Problem description: Write each line of the material exactly as given, from the top through the line that contains "var gpxTicks = [0, 0.2, 0.4, 0.6, 0.8];", and omit all pictures.

Data rows:
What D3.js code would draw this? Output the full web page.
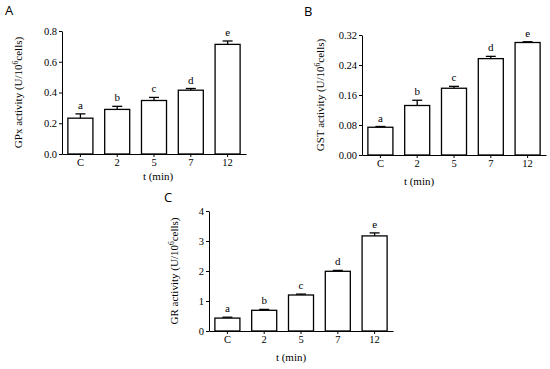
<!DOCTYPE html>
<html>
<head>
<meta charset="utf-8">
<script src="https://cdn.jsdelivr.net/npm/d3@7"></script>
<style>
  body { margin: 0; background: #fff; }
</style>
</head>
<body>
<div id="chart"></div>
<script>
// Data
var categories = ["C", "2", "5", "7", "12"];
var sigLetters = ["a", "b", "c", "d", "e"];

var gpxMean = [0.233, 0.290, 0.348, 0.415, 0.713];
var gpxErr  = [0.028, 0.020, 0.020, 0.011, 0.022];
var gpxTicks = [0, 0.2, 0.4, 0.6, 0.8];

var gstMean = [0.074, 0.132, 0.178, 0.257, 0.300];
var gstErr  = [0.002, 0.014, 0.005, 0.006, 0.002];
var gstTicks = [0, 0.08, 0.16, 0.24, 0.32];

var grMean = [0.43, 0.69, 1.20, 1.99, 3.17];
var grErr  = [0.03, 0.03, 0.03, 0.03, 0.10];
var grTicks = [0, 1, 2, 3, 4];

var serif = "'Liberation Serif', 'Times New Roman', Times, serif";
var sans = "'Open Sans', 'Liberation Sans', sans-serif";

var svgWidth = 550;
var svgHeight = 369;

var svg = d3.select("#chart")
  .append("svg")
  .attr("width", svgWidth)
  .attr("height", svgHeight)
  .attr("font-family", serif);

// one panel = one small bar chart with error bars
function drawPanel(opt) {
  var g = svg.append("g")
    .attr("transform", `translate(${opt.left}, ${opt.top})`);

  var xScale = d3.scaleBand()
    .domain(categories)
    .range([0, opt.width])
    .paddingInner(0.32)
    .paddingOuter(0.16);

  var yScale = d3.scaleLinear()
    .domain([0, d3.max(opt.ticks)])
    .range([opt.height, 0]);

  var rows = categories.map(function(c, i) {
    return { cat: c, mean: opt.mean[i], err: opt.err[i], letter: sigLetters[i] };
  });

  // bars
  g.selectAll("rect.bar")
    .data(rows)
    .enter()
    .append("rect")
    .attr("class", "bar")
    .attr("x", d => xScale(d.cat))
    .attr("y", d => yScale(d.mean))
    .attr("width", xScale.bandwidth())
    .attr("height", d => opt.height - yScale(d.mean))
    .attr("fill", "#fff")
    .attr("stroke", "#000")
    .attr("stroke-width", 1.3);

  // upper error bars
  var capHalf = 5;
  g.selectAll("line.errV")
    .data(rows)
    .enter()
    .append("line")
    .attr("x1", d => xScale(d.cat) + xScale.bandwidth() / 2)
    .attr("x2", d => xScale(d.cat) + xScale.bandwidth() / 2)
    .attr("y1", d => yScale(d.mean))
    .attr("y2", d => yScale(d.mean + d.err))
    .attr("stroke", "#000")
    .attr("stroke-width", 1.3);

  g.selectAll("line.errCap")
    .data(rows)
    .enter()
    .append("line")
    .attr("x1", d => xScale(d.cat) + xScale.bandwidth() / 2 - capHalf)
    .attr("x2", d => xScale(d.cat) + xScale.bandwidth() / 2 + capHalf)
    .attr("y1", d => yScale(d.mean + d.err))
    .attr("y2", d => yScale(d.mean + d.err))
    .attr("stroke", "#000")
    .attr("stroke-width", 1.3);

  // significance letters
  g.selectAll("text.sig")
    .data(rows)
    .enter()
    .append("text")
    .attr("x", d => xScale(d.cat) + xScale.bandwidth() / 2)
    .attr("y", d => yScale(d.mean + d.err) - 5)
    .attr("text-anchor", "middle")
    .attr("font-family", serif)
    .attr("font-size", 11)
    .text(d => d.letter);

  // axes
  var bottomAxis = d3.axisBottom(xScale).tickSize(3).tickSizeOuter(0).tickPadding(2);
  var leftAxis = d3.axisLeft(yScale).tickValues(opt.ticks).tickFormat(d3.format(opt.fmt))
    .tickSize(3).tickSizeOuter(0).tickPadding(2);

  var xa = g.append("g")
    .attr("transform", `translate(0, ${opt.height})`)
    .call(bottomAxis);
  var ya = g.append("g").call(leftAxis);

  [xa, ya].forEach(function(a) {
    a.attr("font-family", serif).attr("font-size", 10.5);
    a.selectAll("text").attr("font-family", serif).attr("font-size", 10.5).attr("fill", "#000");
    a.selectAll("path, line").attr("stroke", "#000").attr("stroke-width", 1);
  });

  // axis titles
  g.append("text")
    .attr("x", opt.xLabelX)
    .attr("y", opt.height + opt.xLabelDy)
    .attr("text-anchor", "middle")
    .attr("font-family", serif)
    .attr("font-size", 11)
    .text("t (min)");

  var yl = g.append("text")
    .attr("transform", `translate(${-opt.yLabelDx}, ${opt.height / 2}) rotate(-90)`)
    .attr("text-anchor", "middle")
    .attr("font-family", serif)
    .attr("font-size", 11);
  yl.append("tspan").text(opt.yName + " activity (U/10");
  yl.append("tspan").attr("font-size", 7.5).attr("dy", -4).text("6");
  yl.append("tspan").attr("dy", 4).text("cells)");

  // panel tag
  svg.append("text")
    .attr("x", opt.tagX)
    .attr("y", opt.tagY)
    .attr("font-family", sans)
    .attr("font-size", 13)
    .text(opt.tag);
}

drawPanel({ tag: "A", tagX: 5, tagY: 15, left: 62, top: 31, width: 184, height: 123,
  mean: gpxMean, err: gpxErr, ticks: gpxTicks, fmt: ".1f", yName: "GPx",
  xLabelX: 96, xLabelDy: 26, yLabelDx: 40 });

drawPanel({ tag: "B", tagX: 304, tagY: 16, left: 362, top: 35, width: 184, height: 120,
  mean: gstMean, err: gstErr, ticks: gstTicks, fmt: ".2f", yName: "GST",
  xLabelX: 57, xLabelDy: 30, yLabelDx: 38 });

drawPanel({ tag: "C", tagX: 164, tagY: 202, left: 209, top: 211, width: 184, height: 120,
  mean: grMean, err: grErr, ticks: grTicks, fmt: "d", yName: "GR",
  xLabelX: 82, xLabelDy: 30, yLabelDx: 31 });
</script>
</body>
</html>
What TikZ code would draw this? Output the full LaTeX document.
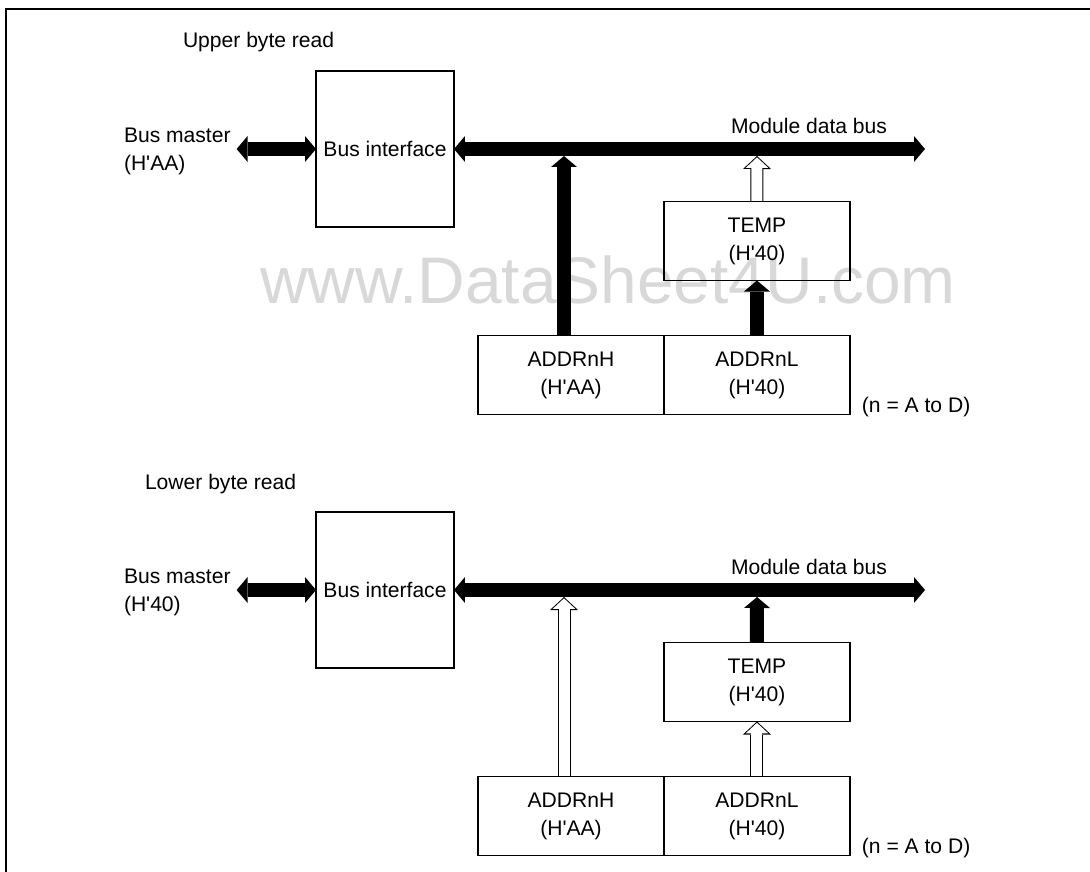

Written solution:
What D3.js code would draw this? Output the full web page.
<!DOCTYPE html>
<html>
<head>
<meta charset="utf-8">
<script src="https://cdn.jsdelivr.net/npm/d3@7"></script>
<style>
  body { margin: 0; background: #fff; }
</style>
</head>
<body>
<div id="chart"></div>
<script>
// Data
var categories = ["C", "2", "5", "7", "12"];
var sigLetters = ["a", "b", "c", "d", "e"];

var gpxMean = [0.233, 0.290, 0.348, 0.415, 0.713];
var gpxErr  = [0.028, 0.020, 0.020, 0.011, 0.022];
var gpxTicks = [0, 0.2, 0.4, 0.6, 0.8];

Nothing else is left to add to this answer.